◆ **WHAT YOU NEED TO DO**
Copy the data exactly; pictures stay out of the copy.

◆ **DATA EXCERPT**
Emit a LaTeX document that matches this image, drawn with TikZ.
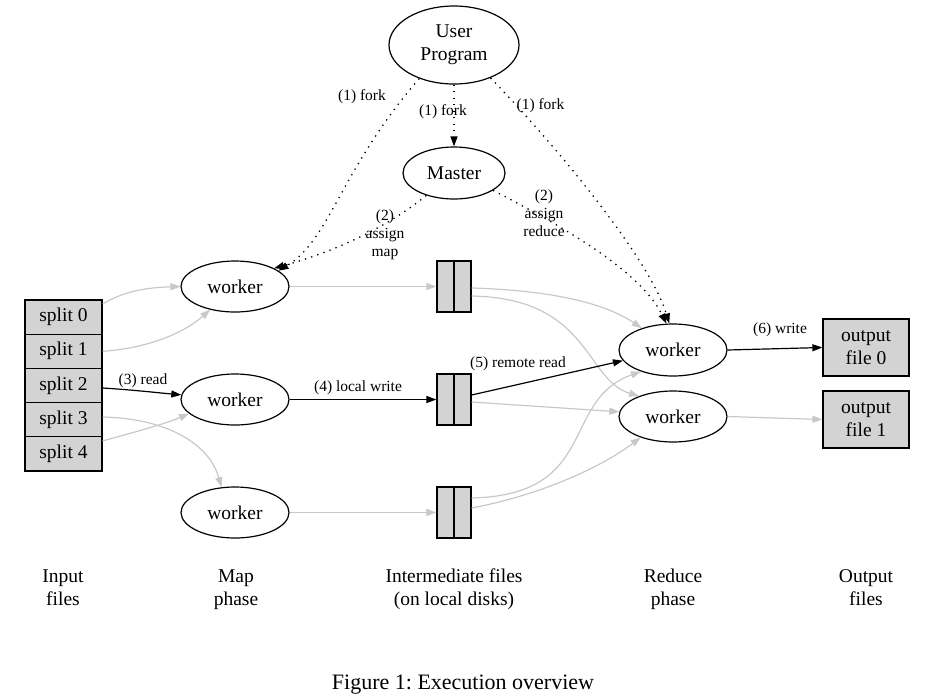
\documentclass[tikz,border=0pt]{standalone}
\usepackage{fontspec}
\setmainfont{Liberation Serif}
\usetikzlibrary{shapes.geometric,arrows.meta}
\definecolor{edgegray}{RGB}{200,200,200}
\definecolor{boxgray}{RGB}{211,211,211}
\frenchspacing
\begin{document}
\begin{tikzpicture}[x=1pt,y=-1pt,
  nf/.style={font=\fontsize{19.5pt}{23pt}\selectfont},
  lf/.style={font=\fontsize{15.5pt}{18pt}\selectfont},
  wk/.style={ellipse,draw,line width=1.2pt,inner sep=0pt,minimum width=108pt,minimum height=51pt,nf},
  splitbox/.style={rectangle,draw,fill=boxgray,line width=1.2pt,inner sep=0pt,minimum width=77pt,minimum height=34.2pt,nf},
  filebox/.style={rectangle,draw,fill=boxgray,line width=1.2pt,inner sep=0pt,minimum width=34pt,minimum height=51pt},
  outbox/.style={rectangle,draw,fill=boxgray,line width=1.2pt,inner sep=0pt,minimum width=86pt,minimum height=57pt,align=center,nf},
  lbl/.style={lf,align=center,inner sep=0pt},
  col/.style={nf,align=center,inner sep=0pt},
  tip/.style={-{Triangle[length=10pt,width=7pt]}},
  gedge/.style={tip,draw=edgegray,line width=1.2pt},
  bedge/.style={tip,draw=black,line width=1.2pt},
  dedge/.style={tip,draw=black,line width=1.3pt,dash pattern=on 1.3pt off 5.2pt}
]
\useasboundingbox (0,0) rectangle (926,697);

% nodes
\node[wk,minimum width=130pt,minimum height=78pt,align=center] (up) at (454,45) {User\\Program};
\node[wk,minimum width=102pt,minimum height=52pt] (master) at (454,173) {Master};

\node[splitbox] (s0) at (63.5,317.1) {split 0};
\node[splitbox] (s1) at (63.5,351.3) {split 1};
\node[splitbox] (s2) at (63.5,385.5) {split 2};
\node[splitbox] (s3) at (63.5,419.7) {split 3};
\node[splitbox] (s4) at (63.5,453.9) {split 4};

\node[wk] (m1) at (235,286.5) {worker};
\node[wk] (m2) at (235,399.5) {worker};
\node[wk] (m3) at (235,512.5) {worker};

\node[filebox] (f1) at (454,286.5) {};
\node[filebox] (f2) at (454,399.5) {};
\node[filebox] (f3) at (454,512.5) {};
\draw[line width=1.2pt] (f1.north) -- (f1.south);
\draw[line width=1.2pt] (f2.north) -- (f2.south);
\draw[line width=1.2pt] (f3.north) -- (f3.south);

\node[wk,minimum height=52pt] (r1) at (673,350) {worker};
\node[wk] (r2) at (673,416.5) {worker};

\node[outbox] (o0) at (866,347.5) {output\\file 0};
\node[outbox] (o1) at (866,419.5) {output\\file 1};

% dotted control edges
\draw[dedge] (up.224) .. controls (340,170) and (330,240) .. (m1.20);
\draw[dedge] (up.south) -- (master.north);
\draw[dedge] (up.318) .. controls (560,150) and (650,260) .. (r1.98);
\draw[dedge] (master.219) .. controls (390,225) and (340,250) .. (m1.25);
\draw[dedge] (master.336) .. controls (560,225) and (640,270) .. (r1.104);

\node[lbl] (lf1) at (362,97) {(1) fork};
\node[lbl] (lf2) at (443,112) {(1) fork};
\node[lbl] (lf3) at (540.5,106) {(1) fork};
\node[lbl] (la1) at (385,235) {(2)\\assign\\map};
\node[lbl] (la2) at (544,213) {(2)\\assign\\reduce};

% input to map
\draw[gedge] ([yshift=13pt]s0.east) .. controls (118,295) and (135,288) .. (m1.west);
\draw[gedge] (s1.east) .. controls (150,348) and (185,332) .. (m1.223);
\draw[bedge] ([yshift=-2.5pt]s2.east) .. controls (135,390) and (160,393) .. (m2.175);
\draw[gedge] ([yshift=2.7pt]s3.east) .. controls (160,418) and (208,440) .. (m3.118);
\draw[gedge] ([yshift=13pt]s4.east) .. controls (135,432) and (165,424) .. (m2.197);

% map to files
\draw[gedge] (m1.east) -- (f1.west);
\draw[bedge] (m2.east) -- (f2.west);
\draw[gedge] (m3.east) -- (f3.west);

% files to reduce
\draw[gedge] ([yshift=-1.5pt]f1.east) .. controls (540,290) and (600,300) .. (r1.145);
\draw[gedge] ([yshift=-9.5pt]f1.east) .. controls (590,298) and (585,380) .. (r2.149);
\draw[bedge] ([yshift=4.5pt]f2.east) -- (r1.192);
\draw[gedge] ([yshift=-2.5pt]f2.east) -- (r2.175);
\draw[gedge] ([yshift=14.5pt]f3.east) .. controls (600,495) and (560,400) .. (r1.214);
\draw[gedge] ([yshift=4.5pt]f3.east) .. controls (540,495) and (600,468) .. (r2.213);

% reduce to output
\draw[bedge] (r1.east) -- (o0.west);
\draw[gedge] (r2.east) -- (o1.west);

\node[lbl] (l3) at (143,381) {(3) read};
\node[lbl] (l4) at (358,388) {(4) local write};
\node[lbl] (l5) at (518,364) {(5) remote read};
\node[lbl] (l6) at (780,330) {(6) write};

% column titles
\node[col] (c1) at (63,589) {\strut Input\\\strut files};
\node[col] (c2) at (236,589) {\strut Map\\\strut phase};
\node[col] (c3) at (454,589) {\strut Intermediate files\\\strut (on local disks)};
\node[col] (c4) at (673,589) {\strut Reduce\\\strut phase};
\node[col] (c5) at (866,589) {\strut Output\\\strut files};

\node[anchor=base,inner sep=0pt,font=\fontsize{22pt}{26pt}\selectfont] (cap) at (463,689) {Figure 1: Execution overview};
\end{tikzpicture}
\end{document}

◆ **COMPLETED EXERCISE**
Emit a LaTeX document that matches this image, drawn with TikZ.
\documentclass[tikz,border=0pt]{standalone}
\usepackage{fontspec}
\setmainfont{Liberation Serif}
\usetikzlibrary{shapes.geometric,arrows.meta}
\definecolor{edgegray}{RGB}{200,200,200}
\definecolor{boxgray}{RGB}{211,211,211}
\frenchspacing
\begin{document}
\begin{tikzpicture}[x=1pt,y=-1pt,
  nf/.style={font=\fontsize{19.5pt}{23pt}\selectfont},
  lf/.style={font=\fontsize{15.5pt}{18pt}\selectfont},
  wk/.style={ellipse,draw,line width=1.2pt,inner sep=0pt,minimum width=108pt,minimum height=51pt,nf},
  splitbox/.style={rectangle,draw,fill=boxgray,line width=1.2pt,inner sep=0pt,minimum width=77pt,minimum height=34.2pt,nf},
  filebox/.style={rectangle,draw,fill=boxgray,line width=1.2pt,inner sep=0pt,minimum width=34pt,minimum height=51pt},
  outbox/.style={rectangle,draw,fill=boxgray,line width=1.2pt,inner sep=0pt,minimum width=86pt,minimum height=57pt,align=center,nf},
  lbl/.style={lf,align=center,inner sep=0pt},
  col/.style={nf,align=center,inner sep=0pt},
  tip/.style={-{Triangle[length=10pt,width=7pt]}},
  gedge/.style={tip,draw=edgegray,line width=1.2pt},
  bedge/.style={tip,draw=black,line width=1.2pt},
  dedge/.style={tip,draw=black,line width=1.3pt,dash pattern=on 1.3pt off 5.2pt}
]
\useasboundingbox (0,0) rectangle (926,697);

% nodes
\node[wk,minimum width=130pt,minimum height=78pt,align=center] (up) at (454,45) {User\\Program};
\node[wk,minimum width=102pt,minimum height=52pt] (master) at (454,173) {Master};

\node[splitbox] (s0) at (63.5,317.1) {split 0};
\node[splitbox] (s1) at (63.5,351.3) {split 1};
\node[splitbox] (s2) at (63.5,385.5) {split 2};
\node[splitbox] (s3) at (63.5,419.7) {split 3};
\node[splitbox] (s4) at (63.5,453.9) {split 4};

\node[wk] (m1) at (235,286.5) {worker};
\node[wk] (m2) at (235,399.5) {worker};
\node[wk] (m3) at (235,512.5) {worker};

\node[filebox] (f1) at (454,286.5) {};
\node[filebox] (f2) at (454,399.5) {};
\node[filebox] (f3) at (454,512.5) {};
\draw[line width=1.2pt] (f1.north) -- (f1.south);
\draw[line width=1.2pt] (f2.north) -- (f2.south);
\draw[line width=1.2pt] (f3.north) -- (f3.south);

\node[wk,minimum height=52pt] (r1) at (673,350) {worker};
\node[wk] (r2) at (673,416.5) {worker};

\node[outbox] (o0) at (866,347.5) {output\\file 0};
\node[outbox] (o1) at (866,419.5) {output\\file 1};

% dotted control edges
\draw[dedge] (up.224) .. controls (340,170) and (330,240) .. (m1.20);
\draw[dedge] (up.south) -- (master.north);
\draw[dedge] (up.318) .. controls (560,150) and (650,260) .. (r1.98);
\draw[dedge] (master.219) .. controls (390,225) and (340,250) .. (m1.25);
\draw[dedge] (master.336) .. controls (560,225) and (640,270) .. (r1.104);

\node[lbl] (lf1) at (362,97) {(1) fork};
\node[lbl] (lf2) at (443,112) {(1) fork};
\node[lbl] (lf3) at (540.5,106) {(1) fork};
\node[lbl] (la1) at (385,235) {(2)\\assign\\map};
\node[lbl] (la2) at (544,213) {(2)\\assign\\reduce};

% input to map
\draw[gedge] ([yshift=13pt]s0.east) .. controls (118,295) and (135,288) .. (m1.west);
\draw[gedge] (s1.east) .. controls (150,348) and (185,332) .. (m1.223);
\draw[bedge] ([yshift=-2.5pt]s2.east) .. controls (135,390) and (160,393) .. (m2.175);
\draw[gedge] ([yshift=2.7pt]s3.east) .. controls (160,418) and (208,440) .. (m3.118);
\draw[gedge] ([yshift=13pt]s4.east) .. controls (135,432) and (165,424) .. (m2.197);

% map to files
\draw[gedge] (m1.east) -- (f1.west);
\draw[bedge] (m2.east) -- (f2.west);
\draw[gedge] (m3.east) -- (f3.west);

% files to reduce
\draw[gedge] ([yshift=-1.5pt]f1.east) .. controls (540,290) and (600,300) .. (r1.145);
\draw[gedge] ([yshift=-9.5pt]f1.east) .. controls (590,298) and (585,380) .. (r2.149);
\draw[bedge] ([yshift=4.5pt]f2.east) -- (r1.192);
\draw[gedge] ([yshift=-2.5pt]f2.east) -- (r2.175);
\draw[gedge] ([yshift=14.5pt]f3.east) .. controls (600,495) and (560,400) .. (r1.214);
\draw[gedge] ([yshift=4.5pt]f3.east) .. controls (540,495) and (600,468) .. (r2.213);

% reduce to output
\draw[bedge] (r1.east) -- (o0.west);
\draw[gedge] (r2.east) -- (o1.west);

\node[lbl] (l3) at (143,381) {(3) read};
\node[lbl] (l4) at (358,388) {(4) local write};
\node[lbl] (l5) at (518,364) {(5) remote read};
\node[lbl] (l6) at (780,330) {(6) write};

% column titles
\node[col] (c1) at (63,589) {\strut Input\\\strut files};
\node[col] (c2) at (236,589) {\strut Map\\\strut phase};
\node[col] (c3) at (454,589) {\strut Intermediate files\\\strut (on local disks)};
\node[col] (c4) at (673,589) {\strut Reduce\\\strut phase};
\node[col] (c5) at (866,589) {\strut Output\\\strut files};

\node[anchor=base,inner sep=0pt,font=\fontsize{22pt}{26pt}\selectfont] (cap) at (463,689) {Figure 1: Execution overview};
\end{tikzpicture}
\end{document}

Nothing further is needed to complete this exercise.